At the very least, for each of the predictor variables we use, we need to address rows (i.e. individuals) with missing values NA. Otherwise, no predictions will be returned (see below). For example a proportion 0.235 of drugs values are NA missing; we can’t not return a prediction for this many people! So we change the NAs to an actual level of the categorical variable drugs. Note this is clumsy is we are losing any discriminative information about the sexes contained for those users that did respond!

profiles <- profiles %>% 
  mutate(drugs = ifelse(is.na(drugs), "did not report", drugs))

Split into Training and Test Data

You need to split the training (2997 rows) and test (56946 rows) data into two disjoint data sets. For example here is one not-so-great way. Ask yourself, why is this approach suspect?

training <- profiles %>% 
  slice(1:2997)
test <- profiles %>% 
  slice(2998:59943)

Conceptual Leap Necessary

For this exercise to have been completely realistic, for both HW-2 (EDA) and HW-3 (predictive modeling) I should have:

  • For training, given you both
    • The predictor variables: age and drugs
    • The “truth” variable: is_female
  • For test only given you the predictor variables: age and drugs

Then the exercise would proceed as follows:

  • You would train your model by fitting a logistic regression model predict_sex_model to training
  • Then, using test
    • Fit predict_sex_model on test which only has the predictor variables, not the truth variable (as we do below using the predict() function)
    • Which then returns a fitted probability p_hat of being female for all 56946 test users
    • Which you would then convert to a predicted sex in a variable predicted_female
    • Which you would then send to me
  • Since only I would know the truth in is_female, only I could tell you what proportion of the 56946 users you guessed correct! This is how Kaggle competitions work!

Alas, this only occurred to me after it was too late. So to salvage what I could from this exercise, I have set up this work around where:

  • You need to pretend hide the truth variable variable from yourself in test. i.e. pretend like I never gave you the true sex, as reflected in is_female, in test.
  • Hence you, instead of me behind the scenes, will evaluate how well your predictions fared after pretend unveiling the truth to yourself.

Train the Model

When training the model, we have access to both:

  • The predictor variables: age and drugs
  • The truth variable: is_female

i.e. We have this:

training %>% 
  select(age, drugs, is_female) %>% 
  View()
age drugs is_female
22 never 0
35 sometimes 0
38 did not report 0
23 did not report 0
29 never 0

We then fit a logistic regression using training:

predict_sex_model <- glm(is_female ~ age + drugs, data=training, family="binomial")

Test the Model

As mentioned above, we at first pretend hide the truth variable is_female i.e. pretend I never gave it to you:

test %>% 
  select(age, drugs) %>% 
  View()
age drugs
32 did not report
24 did not report
28 never
25 did not report
25 did not report

We take the trained model predict_sex_model, apply it to predictor variables age and drugs in test, and obtain 56946 fitted probabilities p_hat of being female using the predict() function.
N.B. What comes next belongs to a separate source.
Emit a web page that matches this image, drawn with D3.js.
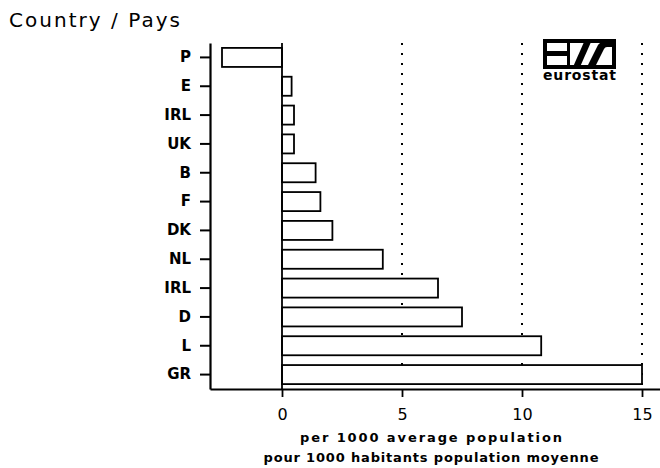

Note: if any of age and drugs were NA missing, NO value would be returned for that user, and hence p_hat would be of length less than 56946.

p_hat <- predict(predict_sex_model, newdata=test, type="response")
ggplot(data=NULL, aes(x=p_hat)) + 
  geom_histogram()

Following tidy data principles (variables describing the same observational units should be kept in the same data frame) we add these predictions to our test data set via a mutate().

test <- test %>% 
  mutate(p_hat = predict(predict_sex_model, newdata=test, type="response"))

So what we now have is:

test %>% 
  select(age, drugs, p_hat) %>% 
  View()
age drugs p_hat
32 did not report 0.3900222
24 did not report 0.3799643
28 never 0.4029798
25 did not report 0.3812161
25 did not report 0.3812161

Now you pretend unveil the truth variable is_female to yourself, allowing you to evaluate for yourself (and not me from behind the curtains) how well your prediction mechanism fared:

test %>% 
  select(age, drugs, p_hat, is_female) %>% 
  View()
age drugs p_hat is_female
32 did not report 0.3900222 1
24 did not report 0.3799643 1
28 never 0.4029798 0
25 did not report 0.3812161 1
25 did not report 0.3812161 1